I have one dataframe containing strings and one list of words that I want to remove from the dataframe. However, I would like to also keep the strings from the df which are entirely made up of words from the list.
Here is an example:
strings_variable |
---|
Avalon Toyota loan |
Blazer Chevrolet |
Suzuki Vitara sales |
Vauxhall Astra |
Buick Special car |
Ford Aerostar |
car refund |
car loan |
data = {'strings_variable': ['Avalon Toyota loan', 'Blazer Chevrolet', 'Suzuki Vitara sales', 'Vauxhall Astra', 'Buick Special car', 'Ford Aerostar', 'car refund', 'car loan']}
df = pd.DataFrame(data)
words_to_remove = ('car','sales','loan','refund')

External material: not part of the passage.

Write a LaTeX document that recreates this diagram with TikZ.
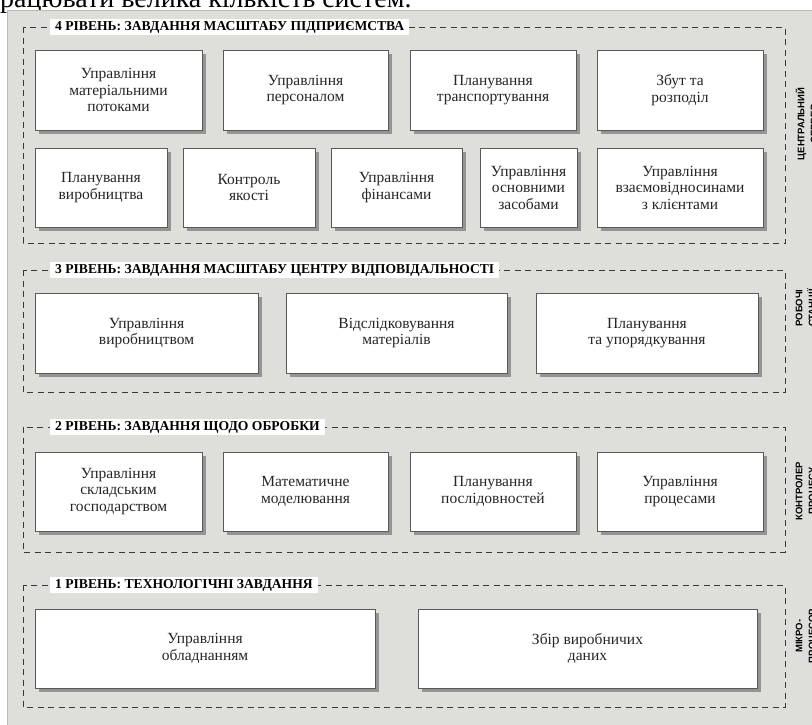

The final output should look like this:
strings_variable |
---|
Avalon Toyota |
Blazer Chevrolet |
Suzuki Vitara |
Vauxhall Astra |
Buick Special |
Ford Aerostar |
car refund |
car loan |
data= {'strings_variable': ['Avalon Toyota', 'Blazer Chevrolet', 'Suzuki Vitara', 'Vauxhall Astra', 'Buick Special', 'Ford Aerostar', 'car refund', 'car loan']}
df = pd.DataFrame(data)
Note, the words that I want to remove are in addition to the car names however I would like to keep the rows where the strings are only made of words in words_to_remove
Here is my code (Python) so far:
def remove_words(df):
df = [word for words in df if word not in words_to_remove]
return df
strings_variable = strings_variable.apply(remove_words)
I hope it makes sense - thank you in advance!